# [PROMPT]
From the listing that follows, output everything exactly except the pictures.

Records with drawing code
+++++

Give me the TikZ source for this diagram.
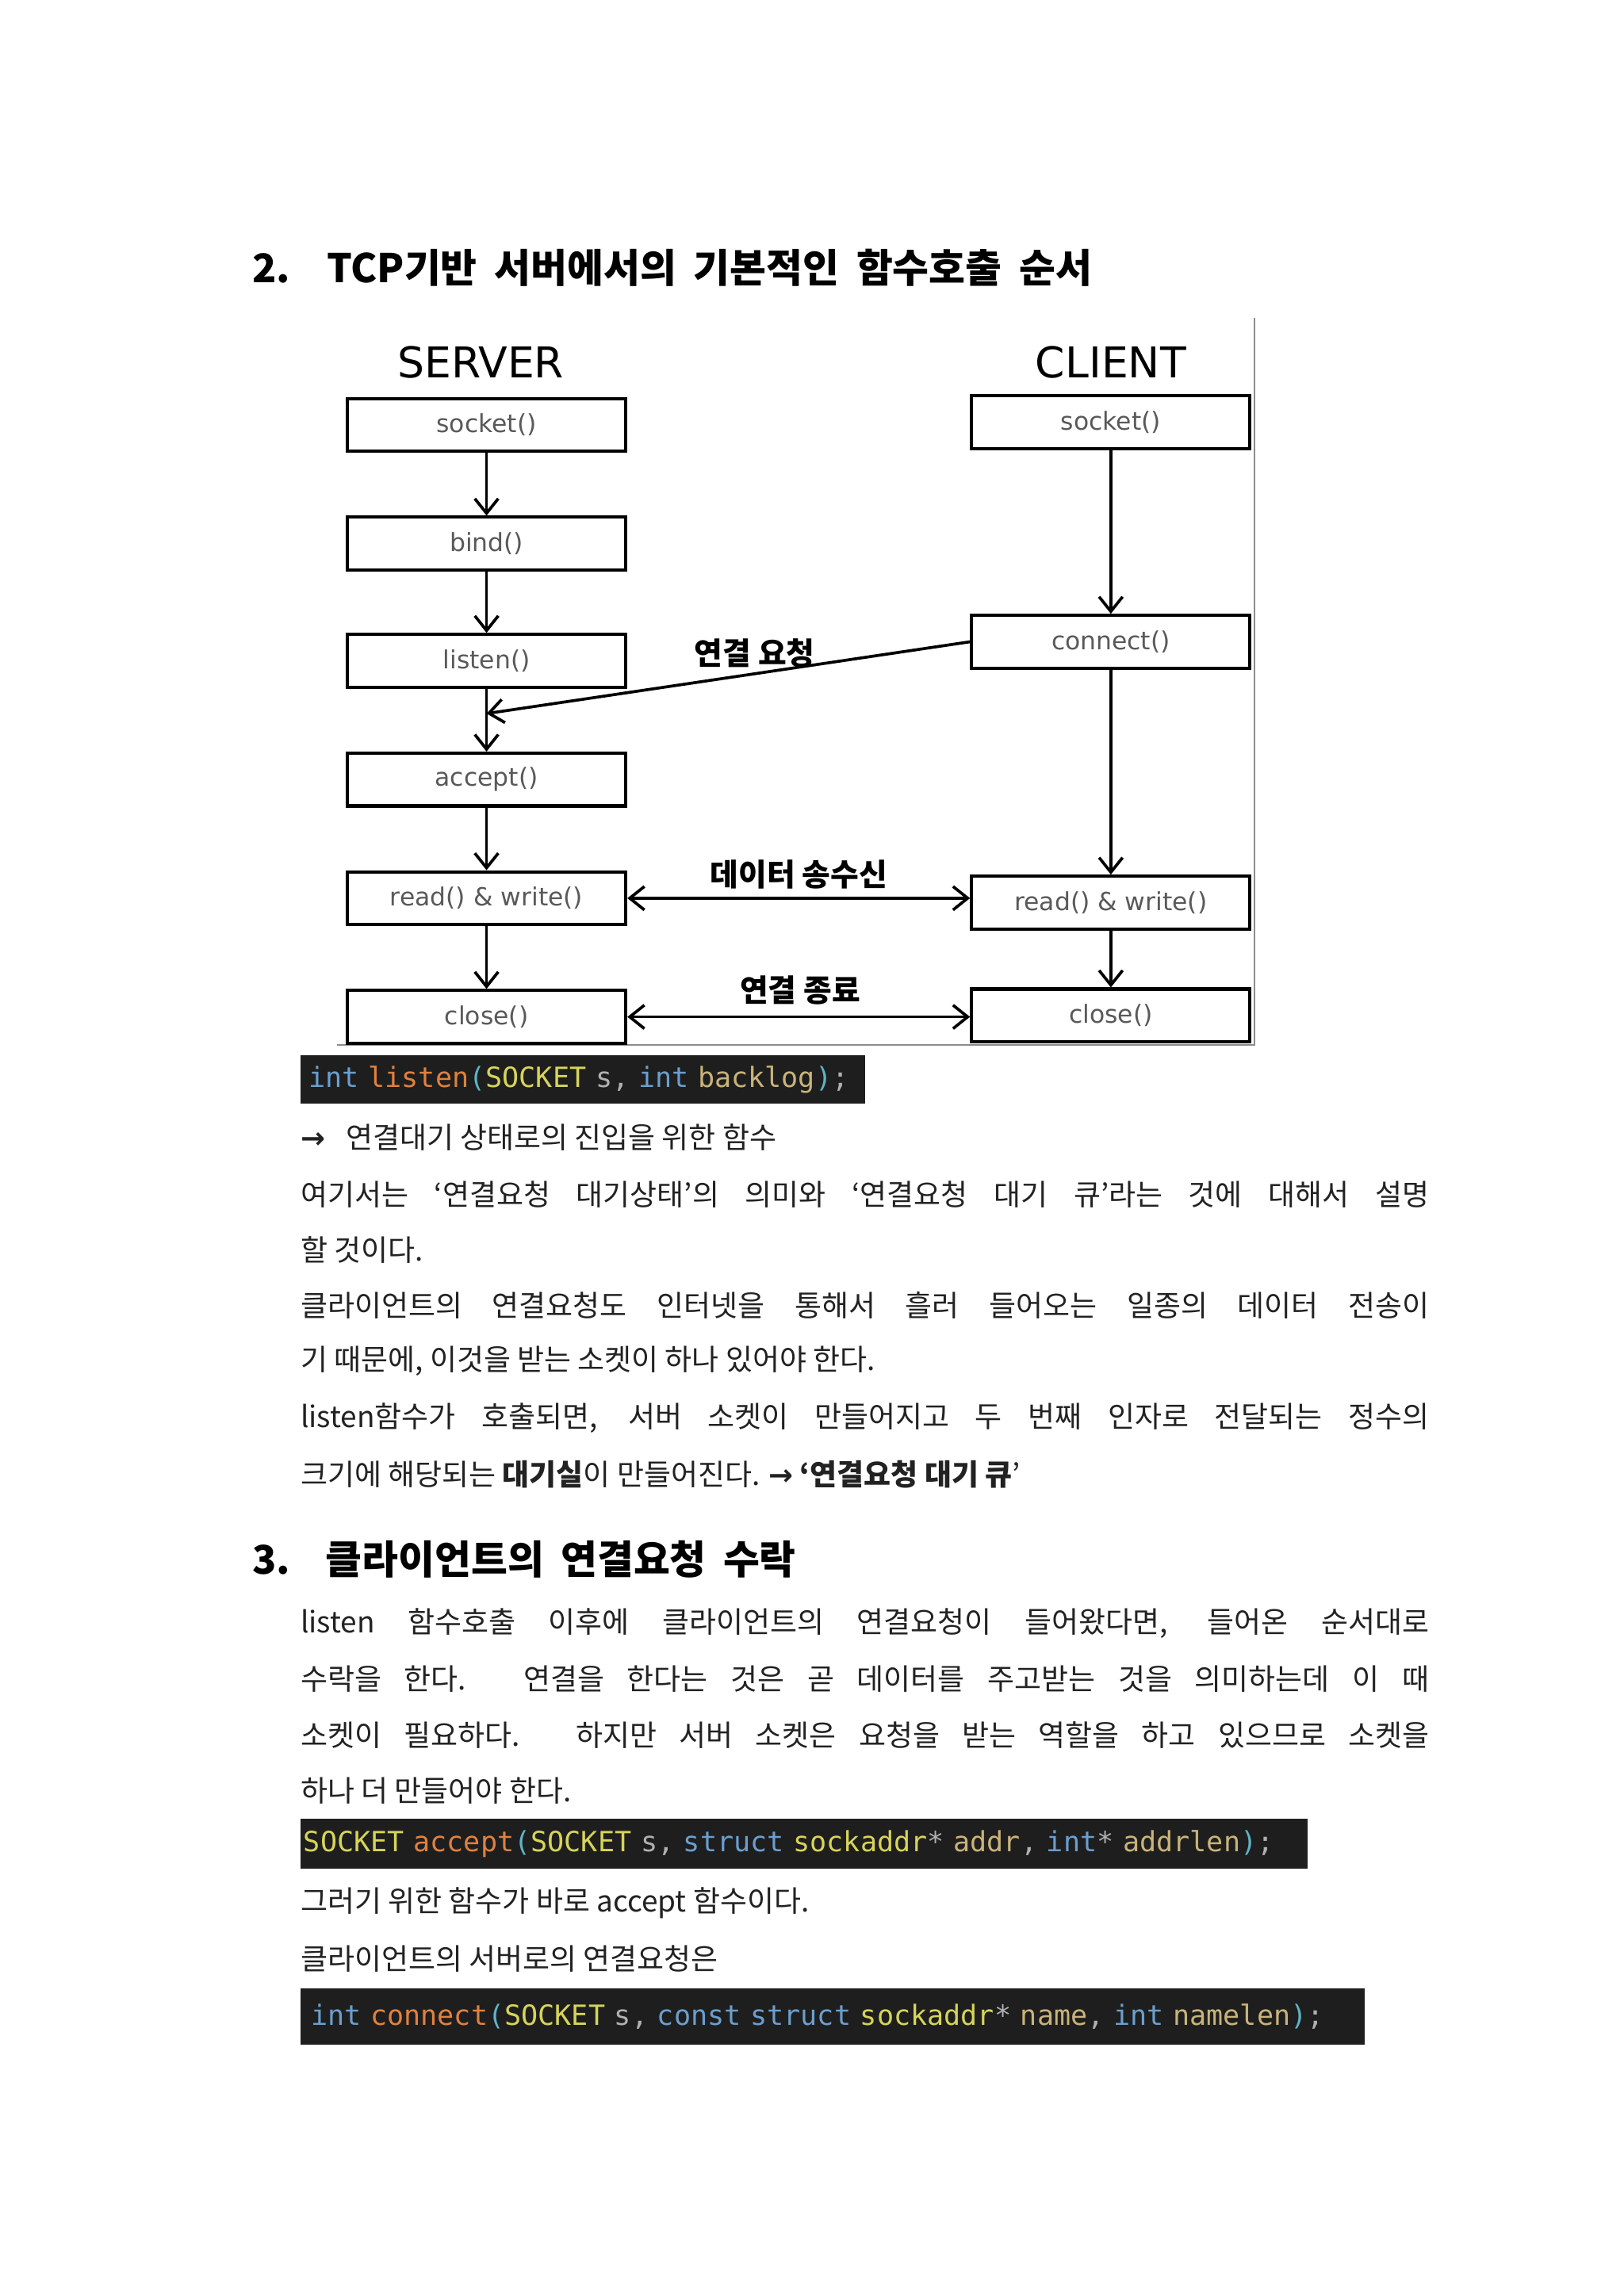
\documentclass[tikz,border=0pt]{standalone}
\usepackage{fontspec}
\setmainfont{Noto Sans CJK KR}
\setsansfont{DejaVu Sans}
\setmonofont{DejaVu Sans Mono}
\usetikzlibrary{arrows.meta}
\definecolor{cbg}{HTML}{1E1E1E}
\definecolor{ckw}{HTML}{6A9FCF}
\definecolor{cfn}{HTML}{E0813E}
\definecolor{cty}{HTML}{D6D45A}
\definecolor{cvar}{HTML}{B0B0B0}
\definecolor{cpar}{HTML}{C9B37A}
\definecolor{cbr}{HTML}{5FB3C6}
\definecolor{ctxt}{HTML}{222222}
\tikzset{
 fbox/.style={draw=black,line width=2.2pt,minimum width=190pt,minimum height=36pt,inner sep=0pt,font=\sffamily\fontsize{17}{17}\selectfont,text=black!65},
 arr/.style={-{Straight Barb[length=10pt,width=16pt]},line width=2pt},
 darr/.style={{Straight Barb[length=10pt,width=16pt]}-{Straight Barb[length=10pt,width=16pt]},line width=2pt},
 body/.style={anchor=west,inner sep=0pt,font=\fontsize{20}{20}\selectfont,text=ctxt},
 code/.style={fill=cbg,text=cvar,anchor=north west,inner sep=0pt,font=\ttfamily\fontsize{19}{19}\selectfont},
}
\newcommand{\cdK}[1]{\textcolor{ckw}{#1}}
\newcommand{\cdF}[1]{\textcolor{cfn}{#1}}
\newcommand{\cdT}[1]{\textcolor{cty}{#1}}
\newcommand{\cdV}[1]{\textcolor{cvar}{#1}}
\newcommand{\cdP}[1]{\textcolor{cpar}{#1}}
\newcommand{\cdB}[1]{\textcolor{cbr}{#1}}
\newcommand{\jline}[1]{\makebox[770pt][s]{#1}}
\begin{document}
\begin{tikzpicture}[x=1pt,y=-1pt]
\useasboundingbox[fill=white] (0,0) rectangle (1108,1567);
\node[anchor=west,inner sep=0pt,font=\bfseries\fontsize{27}{27}\selectfont] (t1) at (172,183) {\makebox[573pt][s]{2. TCP기반 서버에서의 기본적인 함수호출 순서}};
% diagram frame
\draw[black!45,line width=1.2pt] (856,217) -- (856,713) -- (230,713);
\node[font=\sffamily\fontsize{29}{29}\selectfont] (srv) at (328,247) {SERVER};
\node[font=\sffamily\fontsize{29}{29}\selectfont] (cli) at (758,247) {CLIENT};
\node[fbox] (s1) at (332,290) {socket()};
\node[fbox] (s2) at (332,371) {bind()};
\node[fbox] (s3) at (332,451) {listen()};
\node[fbox] (s4) at (332,532) {accept()};
\node[fbox] (s5) at (332,613) {read() \& write()};
\node[fbox] (s6) at (332,694) {close()};
\node[fbox] (c1) at (758,288) {socket()};
\node[fbox] (c2) at (758,438) {connect()};
\node[fbox] (c3) at (758,616) {read() \& write()};
\node[fbox] (c4) at (758,693) {close()};
\draw[arr] (s1) -- (s2);
\draw[arr] (s2) -- (s3);
\draw[arr] (s3) -- (s4);
\draw[arr] (s4) -- (s5);
\draw[arr] (s5) -- (s6);
\draw[arr] (c1) -- (c2);
\draw[arr] (c2) -- (c3);
\draw[arr] (c3) -- (c4);
\coordinate (jn) at (332,487);
\draw[arr] (c2.west) -- (jn);
\node[font=\bfseries\fontsize{21}{21}\selectfont] (l1) at (515,446) {연결 요청};
\draw[darr] (s5.east) -- (s5.east -| c3.west);
\node[font=\bfseries\fontsize{21}{21}\selectfont] (l2) at (545,597) {데이터 송수신};
\draw[darr] (s6.east) -- (s6.east -| c4.west);
\node[font=\bfseries\fontsize{21}{21}\selectfont] (l3) at (546,676) {연결 종료};
% code 1
\node[code,minimum width=385pt,minimum height=33pt,text width=380pt,align=left] (k1) at (205,720) {\hspace*{3pt}\cdK{int} \cdF{listen}\cdB{(}\cdT{SOCKET} \cdV{s}, \cdK{int} \cdP{backlog}\cdB{)};};
\node[body] (b1) at (205,776) {\textsf{\bfseries →}\hspace{14pt}연결대기 상태로의 진입을 위한 함수};
\node[body] (b2) at (205,815) {\jline{여기서는 ‘연결요청 대기상태’의 의미와 ‘연결요청 대기 큐’라는 것에 대해서 설명}};
\node[body] (b3) at (205,853) {할 것이다.};
\node[body] (b4) at (205,891) {\jline{클라이언트의 연결요청도 인터넷을 통해서 흘러 들어오는 일종의 데이터 전송이}};
\node[body] (b5) at (205,929) {기 때문에, 이것을 받는 소켓이 하나 있어야 한다.};
\node[body] (b6) at (205,968) {\jline{listen함수가 호출되면, 서버 소켓이 만들어지고 두 번째 인자로 전달되는 정수의}};
\node[body] (b7) at (205,1006) {크기에 해당되는 \textbf{대기실}이 만들어진다. \textsf{\bfseries →} \textbf{‘연결요청 대기 큐}’};
\node[anchor=west,inner sep=0pt,font=\bfseries\fontsize{27}{27}\selectfont] (t2) at (172,1064) {\makebox[371pt][s]{3. 클라이언트의 연결요청 수락}};
\node[body] (b8) at (205,1108) {\jline{listen 함수호출 이후에 클라이언트의 연결요청이 들어왔다면, 들어온 순서대로}};
\node[body] (b9) at (205,1146) {\jline{수락을 한다. 연결을 한다는 것은 곧 데이터를 주고받는 것을 의미하는데 이 때}};
\node[body] (b10) at (205,1184) {\jline{소켓이 필요하다. 하지만 서버 소켓은 요청을 받는 역할을 하고 있으므로 소켓을}};
\node[body] (b11) at (205,1222) {하나 더 만들어야 한다.};
\node[code,minimum width=687pt,minimum height=34pt,text width=685pt,align=left] (k2) at (205,1241) {\hspace*{1pt}\cdT{SOCKET} \cdF{accept}\cdB{(}\cdT{SOCKET} \cdV{s}, \cdK{struct} \cdT{sockaddr}\cdV{*} \cdP{addr}, \cdK{int}\cdV{*} \cdP{addrlen}\cdB{)};};
\node[body] (b12) at (205,1299) {그러기 위한 함수가 바로 accept 함수이다.};
\node[body] (b13) at (205,1337) {클라이언트의 서버로의 연결요청은};
\node[code,minimum width=726pt,minimum height=38pt,text width=720pt,align=left] (k3) at (205,1357) {\hspace*{4pt}\cdK{int} \cdF{connect}\cdB{(}\cdT{SOCKET} \cdV{s}, \cdK{const} \cdK{struct} \cdT{sockaddr}\cdV{*} \cdP{name}, \cdK{int} \cdP{namelen}\cdB{)};};
\end{tikzpicture}
\end{document}
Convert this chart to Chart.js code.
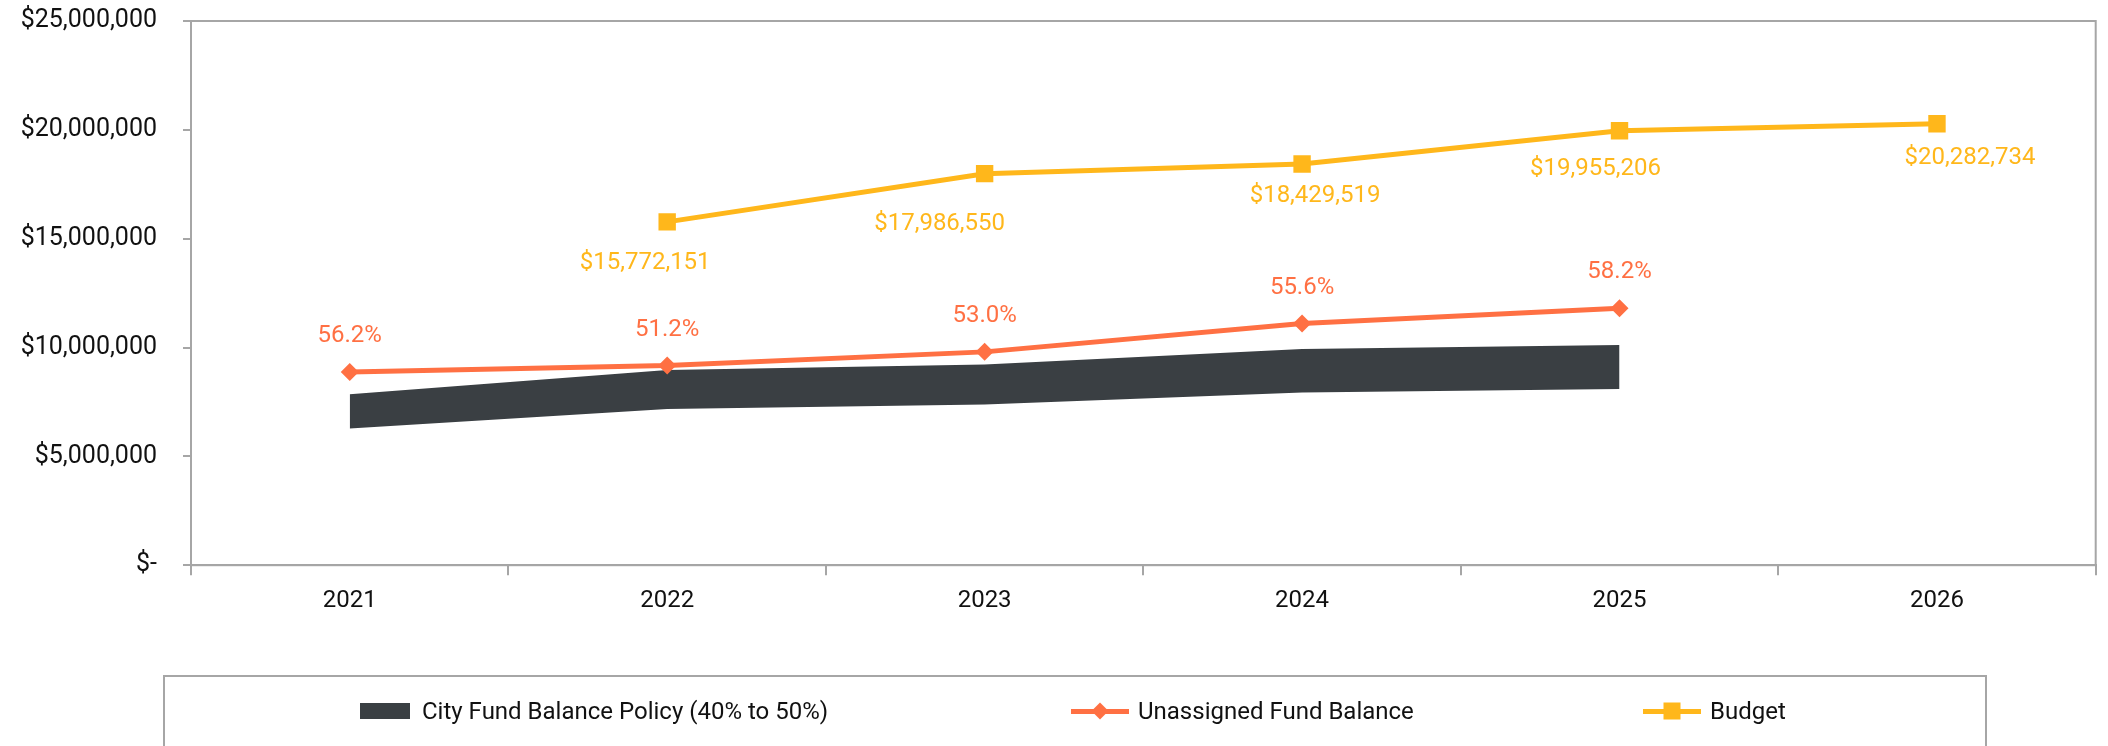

+++++

# [THE ANSWER]
Give me the TikZ source for this diagram.
\documentclass[tikz,border=0pt]{standalone}
\usepackage{fontspec}
\setmainfont{Noto Sans CJK KR}
\setsansfont{DejaVu Sans}
\setmonofont{DejaVu Sans Mono}
\usetikzlibrary{arrows.meta}
\definecolor{cbg}{HTML}{1E1E1E}
\definecolor{ckw}{HTML}{6A9FCF}
\definecolor{cfn}{HTML}{E0813E}
\definecolor{cty}{HTML}{D6D45A}
\definecolor{cvar}{HTML}{B0B0B0}
\definecolor{cpar}{HTML}{C9B37A}
\definecolor{cbr}{HTML}{5FB3C6}
\definecolor{ctxt}{HTML}{222222}
\tikzset{
 fbox/.style={draw=black,line width=2.2pt,minimum width=190pt,minimum height=36pt,inner sep=0pt,font=\sffamily\fontsize{17}{17}\selectfont,text=black!65},
 arr/.style={-{Straight Barb[length=10pt,width=16pt]},line width=2pt},
 darr/.style={{Straight Barb[length=10pt,width=16pt]}-{Straight Barb[length=10pt,width=16pt]},line width=2pt},
 body/.style={anchor=west,inner sep=0pt,font=\fontsize{20}{20}\selectfont,text=ctxt},
 code/.style={fill=cbg,text=cvar,anchor=north west,inner sep=0pt,font=\ttfamily\fontsize{19}{19}\selectfont},
}
\newcommand{\cdK}[1]{\textcolor{ckw}{#1}}
\newcommand{\cdF}[1]{\textcolor{cfn}{#1}}
\newcommand{\cdT}[1]{\textcolor{cty}{#1}}
\newcommand{\cdV}[1]{\textcolor{cvar}{#1}}
\newcommand{\cdP}[1]{\textcolor{cpar}{#1}}
\newcommand{\cdB}[1]{\textcolor{cbr}{#1}}
\newcommand{\jline}[1]{\makebox[770pt][s]{#1}}
\begin{document}
\begin{tikzpicture}[x=1pt,y=-1pt]
\useasboundingbox[fill=white] (0,0) rectangle (1108,1567);
\node[anchor=west,inner sep=0pt,font=\bfseries\fontsize{27}{27}\selectfont] (t1) at (172,183) {\makebox[573pt][s]{2. TCP기반 서버에서의 기본적인 함수호출 순서}};
% diagram frame
\draw[black!45,line width=1.2pt] (856,217) -- (856,713) -- (230,713);
\node[font=\sffamily\fontsize{29}{29}\selectfont] (srv) at (328,247) {SERVER};
\node[font=\sffamily\fontsize{29}{29}\selectfont] (cli) at (758,247) {CLIENT};
\node[fbox] (s1) at (332,290) {socket()};
\node[fbox] (s2) at (332,371) {bind()};
\node[fbox] (s3) at (332,451) {listen()};
\node[fbox] (s4) at (332,532) {accept()};
\node[fbox] (s5) at (332,613) {read() \& write()};
\node[fbox] (s6) at (332,694) {close()};
\node[fbox] (c1) at (758,288) {socket()};
\node[fbox] (c2) at (758,438) {connect()};
\node[fbox] (c3) at (758,616) {read() \& write()};
\node[fbox] (c4) at (758,693) {close()};
\draw[arr] (s1) -- (s2);
\draw[arr] (s2) -- (s3);
\draw[arr] (s3) -- (s4);
\draw[arr] (s4) -- (s5);
\draw[arr] (s5) -- (s6);
\draw[arr] (c1) -- (c2);
\draw[arr] (c2) -- (c3);
\draw[arr] (c3) -- (c4);
\coordinate (jn) at (332,487);
\draw[arr] (c2.west) -- (jn);
\node[font=\bfseries\fontsize{21}{21}\selectfont] (l1) at (515,446) {연결 요청};
\draw[darr] (s5.east) -- (s5.east -| c3.west);
\node[font=\bfseries\fontsize{21}{21}\selectfont] (l2) at (545,597) {데이터 송수신};
\draw[darr] (s6.east) -- (s6.east -| c4.west);
\node[font=\bfseries\fontsize{21}{21}\selectfont] (l3) at (546,676) {연결 종료};
% code 1
\node[code,minimum width=385pt,minimum height=33pt,text width=380pt,align=left] (k1) at (205,720) {\hspace*{3pt}\cdK{int} \cdF{listen}\cdB{(}\cdT{SOCKET} \cdV{s}, \cdK{int} \cdP{backlog}\cdB{)};};
\node[body] (b1) at (205,776) {\textsf{\bfseries →}\hspace{14pt}연결대기 상태로의 진입을 위한 함수};
\node[body] (b2) at (205,815) {\jline{여기서는 ‘연결요청 대기상태’의 의미와 ‘연결요청 대기 큐’라는 것에 대해서 설명}};
\node[body] (b3) at (205,853) {할 것이다.};
\node[body] (b4) at (205,891) {\jline{클라이언트의 연결요청도 인터넷을 통해서 흘러 들어오는 일종의 데이터 전송이}};
\node[body] (b5) at (205,929) {기 때문에, 이것을 받는 소켓이 하나 있어야 한다.};
\node[body] (b6) at (205,968) {\jline{listen함수가 호출되면, 서버 소켓이 만들어지고 두 번째 인자로 전달되는 정수의}};
\node[body] (b7) at (205,1006) {크기에 해당되는 \textbf{대기실}이 만들어진다. \textsf{\bfseries →} \textbf{‘연결요청 대기 큐}’};
\node[anchor=west,inner sep=0pt,font=\bfseries\fontsize{27}{27}\selectfont] (t2) at (172,1064) {\makebox[371pt][s]{3. 클라이언트의 연결요청 수락}};
\node[body] (b8) at (205,1108) {\jline{listen 함수호출 이후에 클라이언트의 연결요청이 들어왔다면, 들어온 순서대로}};
\node[body] (b9) at (205,1146) {\jline{수락을 한다. 연결을 한다는 것은 곧 데이터를 주고받는 것을 의미하는데 이 때}};
\node[body] (b10) at (205,1184) {\jline{소켓이 필요하다. 하지만 서버 소켓은 요청을 받는 역할을 하고 있으므로 소켓을}};
\node[body] (b11) at (205,1222) {하나 더 만들어야 한다.};
\node[code,minimum width=687pt,minimum height=34pt,text width=685pt,align=left] (k2) at (205,1241) {\hspace*{1pt}\cdT{SOCKET} \cdF{accept}\cdB{(}\cdT{SOCKET} \cdV{s}, \cdK{struct} \cdT{sockaddr}\cdV{*} \cdP{addr}, \cdK{int}\cdV{*} \cdP{addrlen}\cdB{)};};
\node[body] (b12) at (205,1299) {그러기 위한 함수가 바로 accept 함수이다.};
\node[body] (b13) at (205,1337) {클라이언트의 서버로의 연결요청은};
\node[code,minimum width=726pt,minimum height=38pt,text width=720pt,align=left] (k3) at (205,1357) {\hspace*{4pt}\cdK{int} \cdF{connect}\cdB{(}\cdT{SOCKET} \cdV{s}, \cdK{const} \cdK{struct} \cdT{sockaddr}\cdV{*} \cdP{name}, \cdK{int} \cdP{namelen}\cdB{)};};
\end{tikzpicture}
\end{document}
Convert this chart to Chart.js code.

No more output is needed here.